**EXERCISE REQUIREMENTS**
Copy exactly, and only, the lines starting at the line with "Rebuild this chart as a Python script, using seaborn" and ending at the line with "HH & NPISHs contribution']". Leave every picture out of the copy.

**RECORDS SUPPLIED**

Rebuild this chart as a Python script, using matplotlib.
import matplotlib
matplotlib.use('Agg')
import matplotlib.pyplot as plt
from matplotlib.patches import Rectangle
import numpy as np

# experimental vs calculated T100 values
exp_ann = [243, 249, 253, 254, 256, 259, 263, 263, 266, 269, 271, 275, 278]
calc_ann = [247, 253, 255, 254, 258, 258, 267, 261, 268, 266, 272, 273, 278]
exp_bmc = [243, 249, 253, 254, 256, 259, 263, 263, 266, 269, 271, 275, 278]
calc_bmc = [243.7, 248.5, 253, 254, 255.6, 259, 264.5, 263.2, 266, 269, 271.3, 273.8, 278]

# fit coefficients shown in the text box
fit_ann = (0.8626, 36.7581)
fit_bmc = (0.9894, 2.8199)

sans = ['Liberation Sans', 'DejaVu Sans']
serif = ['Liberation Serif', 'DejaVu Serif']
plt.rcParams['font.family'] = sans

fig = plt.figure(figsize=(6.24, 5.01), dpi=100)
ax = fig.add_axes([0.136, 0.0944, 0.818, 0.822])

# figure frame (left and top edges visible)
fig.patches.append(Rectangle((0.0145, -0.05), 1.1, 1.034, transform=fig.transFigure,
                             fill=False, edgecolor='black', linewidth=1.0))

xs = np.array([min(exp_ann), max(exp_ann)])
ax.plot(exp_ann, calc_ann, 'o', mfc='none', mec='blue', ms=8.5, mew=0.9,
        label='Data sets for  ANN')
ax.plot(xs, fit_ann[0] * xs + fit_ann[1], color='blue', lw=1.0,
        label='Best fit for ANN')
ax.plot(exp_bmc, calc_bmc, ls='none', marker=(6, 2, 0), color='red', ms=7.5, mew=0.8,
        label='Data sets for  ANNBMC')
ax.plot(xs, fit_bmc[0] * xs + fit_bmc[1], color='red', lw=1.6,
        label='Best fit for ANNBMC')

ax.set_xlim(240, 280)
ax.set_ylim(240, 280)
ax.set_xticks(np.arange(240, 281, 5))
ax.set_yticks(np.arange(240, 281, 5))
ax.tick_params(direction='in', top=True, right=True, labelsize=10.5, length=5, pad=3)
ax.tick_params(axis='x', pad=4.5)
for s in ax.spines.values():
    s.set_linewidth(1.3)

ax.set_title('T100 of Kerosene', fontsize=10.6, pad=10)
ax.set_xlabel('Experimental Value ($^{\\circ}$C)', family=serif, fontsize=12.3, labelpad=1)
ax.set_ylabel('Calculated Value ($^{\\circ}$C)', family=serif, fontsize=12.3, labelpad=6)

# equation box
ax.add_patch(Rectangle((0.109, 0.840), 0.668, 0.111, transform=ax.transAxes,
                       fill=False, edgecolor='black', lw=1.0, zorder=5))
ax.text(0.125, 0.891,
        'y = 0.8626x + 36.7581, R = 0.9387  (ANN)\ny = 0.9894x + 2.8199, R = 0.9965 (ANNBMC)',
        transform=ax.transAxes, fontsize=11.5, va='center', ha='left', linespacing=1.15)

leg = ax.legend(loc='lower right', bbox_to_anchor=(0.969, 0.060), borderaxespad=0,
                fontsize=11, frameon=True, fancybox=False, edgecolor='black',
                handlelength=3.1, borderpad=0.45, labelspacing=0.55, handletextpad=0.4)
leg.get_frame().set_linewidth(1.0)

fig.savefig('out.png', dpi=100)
...
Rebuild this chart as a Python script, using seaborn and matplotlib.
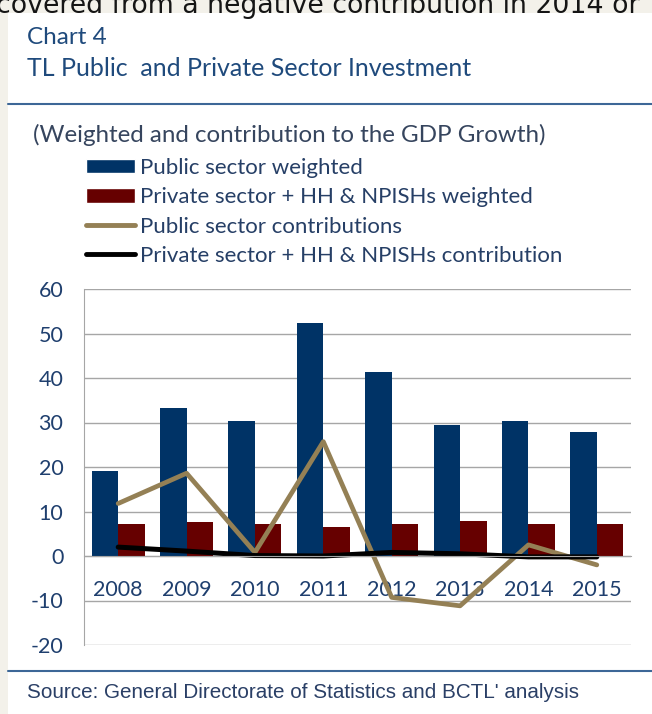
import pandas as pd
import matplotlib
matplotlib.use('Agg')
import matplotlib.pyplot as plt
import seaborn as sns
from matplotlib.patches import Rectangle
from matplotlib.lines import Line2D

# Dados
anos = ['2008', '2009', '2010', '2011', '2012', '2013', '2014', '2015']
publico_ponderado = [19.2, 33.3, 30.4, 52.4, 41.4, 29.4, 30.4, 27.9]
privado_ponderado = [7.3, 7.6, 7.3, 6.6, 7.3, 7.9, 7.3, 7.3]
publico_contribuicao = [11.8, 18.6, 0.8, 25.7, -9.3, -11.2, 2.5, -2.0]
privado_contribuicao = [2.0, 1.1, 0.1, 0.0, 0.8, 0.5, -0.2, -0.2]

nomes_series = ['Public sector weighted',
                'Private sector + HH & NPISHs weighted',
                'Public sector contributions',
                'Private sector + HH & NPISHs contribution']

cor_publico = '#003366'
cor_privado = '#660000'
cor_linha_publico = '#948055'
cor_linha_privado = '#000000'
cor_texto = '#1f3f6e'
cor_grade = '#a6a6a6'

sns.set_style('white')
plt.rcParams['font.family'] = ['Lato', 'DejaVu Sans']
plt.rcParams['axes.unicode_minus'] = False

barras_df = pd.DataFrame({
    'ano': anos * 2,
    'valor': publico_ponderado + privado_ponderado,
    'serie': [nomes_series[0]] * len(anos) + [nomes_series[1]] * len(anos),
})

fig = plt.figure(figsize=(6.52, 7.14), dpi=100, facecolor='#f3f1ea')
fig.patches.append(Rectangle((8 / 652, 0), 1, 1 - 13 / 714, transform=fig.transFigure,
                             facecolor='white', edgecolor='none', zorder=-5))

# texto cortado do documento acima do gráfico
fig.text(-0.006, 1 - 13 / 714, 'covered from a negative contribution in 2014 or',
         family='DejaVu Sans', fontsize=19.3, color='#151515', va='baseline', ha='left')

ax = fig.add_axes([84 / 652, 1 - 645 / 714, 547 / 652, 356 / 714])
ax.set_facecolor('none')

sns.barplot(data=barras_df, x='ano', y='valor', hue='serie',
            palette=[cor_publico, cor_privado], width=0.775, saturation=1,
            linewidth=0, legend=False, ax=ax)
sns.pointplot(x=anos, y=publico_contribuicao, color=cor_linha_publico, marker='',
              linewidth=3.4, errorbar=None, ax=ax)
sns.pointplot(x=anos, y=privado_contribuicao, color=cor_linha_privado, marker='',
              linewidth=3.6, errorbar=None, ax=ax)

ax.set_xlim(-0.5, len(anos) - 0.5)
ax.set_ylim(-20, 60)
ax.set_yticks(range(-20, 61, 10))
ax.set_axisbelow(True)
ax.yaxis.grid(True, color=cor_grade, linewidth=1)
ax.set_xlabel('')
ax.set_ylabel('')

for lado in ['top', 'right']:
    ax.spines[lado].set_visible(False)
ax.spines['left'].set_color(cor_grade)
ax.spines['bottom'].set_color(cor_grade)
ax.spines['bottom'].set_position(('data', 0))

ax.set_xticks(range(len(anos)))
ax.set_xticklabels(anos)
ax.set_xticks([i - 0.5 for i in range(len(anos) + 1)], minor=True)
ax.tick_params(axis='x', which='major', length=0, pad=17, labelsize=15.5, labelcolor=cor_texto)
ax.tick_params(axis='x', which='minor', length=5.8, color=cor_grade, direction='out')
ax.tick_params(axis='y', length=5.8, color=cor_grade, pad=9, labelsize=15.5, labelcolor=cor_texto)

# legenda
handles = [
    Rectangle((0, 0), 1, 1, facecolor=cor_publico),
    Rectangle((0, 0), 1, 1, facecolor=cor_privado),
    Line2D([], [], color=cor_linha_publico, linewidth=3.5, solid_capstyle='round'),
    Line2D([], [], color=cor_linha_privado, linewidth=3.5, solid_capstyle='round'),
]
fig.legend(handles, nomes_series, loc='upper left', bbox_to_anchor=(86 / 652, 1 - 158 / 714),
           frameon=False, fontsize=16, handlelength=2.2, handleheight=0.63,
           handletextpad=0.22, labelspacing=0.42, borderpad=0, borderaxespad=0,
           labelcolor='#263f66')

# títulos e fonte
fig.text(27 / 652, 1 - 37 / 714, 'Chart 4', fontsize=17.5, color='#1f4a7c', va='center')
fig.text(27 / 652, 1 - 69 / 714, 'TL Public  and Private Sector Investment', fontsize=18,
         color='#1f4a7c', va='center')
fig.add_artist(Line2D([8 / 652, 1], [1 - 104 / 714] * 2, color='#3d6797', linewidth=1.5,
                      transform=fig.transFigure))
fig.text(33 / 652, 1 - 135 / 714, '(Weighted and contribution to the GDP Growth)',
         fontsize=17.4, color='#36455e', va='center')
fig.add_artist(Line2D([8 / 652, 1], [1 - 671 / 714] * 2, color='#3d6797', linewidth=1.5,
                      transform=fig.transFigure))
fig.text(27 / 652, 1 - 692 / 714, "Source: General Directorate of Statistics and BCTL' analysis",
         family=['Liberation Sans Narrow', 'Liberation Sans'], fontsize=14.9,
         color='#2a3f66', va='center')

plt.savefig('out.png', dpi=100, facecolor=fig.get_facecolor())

**FINAL RESULT**
Rebuild this chart as a Python script, using seaborn and matplotlib.
import pandas as pd
import matplotlib
matplotlib.use('Agg')
import matplotlib.pyplot as plt
import seaborn as sns
from matplotlib.patches import Rectangle
from matplotlib.lines import Line2D

# Dados
anos = ['2008', '2009', '2010', '2011', '2012', '2013', '2014', '2015']
publico_ponderado = [19.2, 33.3, 30.4, 52.4, 41.4, 29.4, 30.4, 27.9]
privado_ponderado = [7.3, 7.6, 7.3, 6.6, 7.3, 7.9, 7.3, 7.3]
publico_contribuicao = [11.8, 18.6, 0.8, 25.7, -9.3, -11.2, 2.5, -2.0]
privado_contribuicao = [2.0, 1.1, 0.1, 0.0, 0.8, 0.5, -0.2, -0.2]

nomes_series = ['Public sector weighted',
                'Private sector + HH & NPISHs weighted',
                'Public sector contributions',
                'Private sector + HH & NPISHs contribution']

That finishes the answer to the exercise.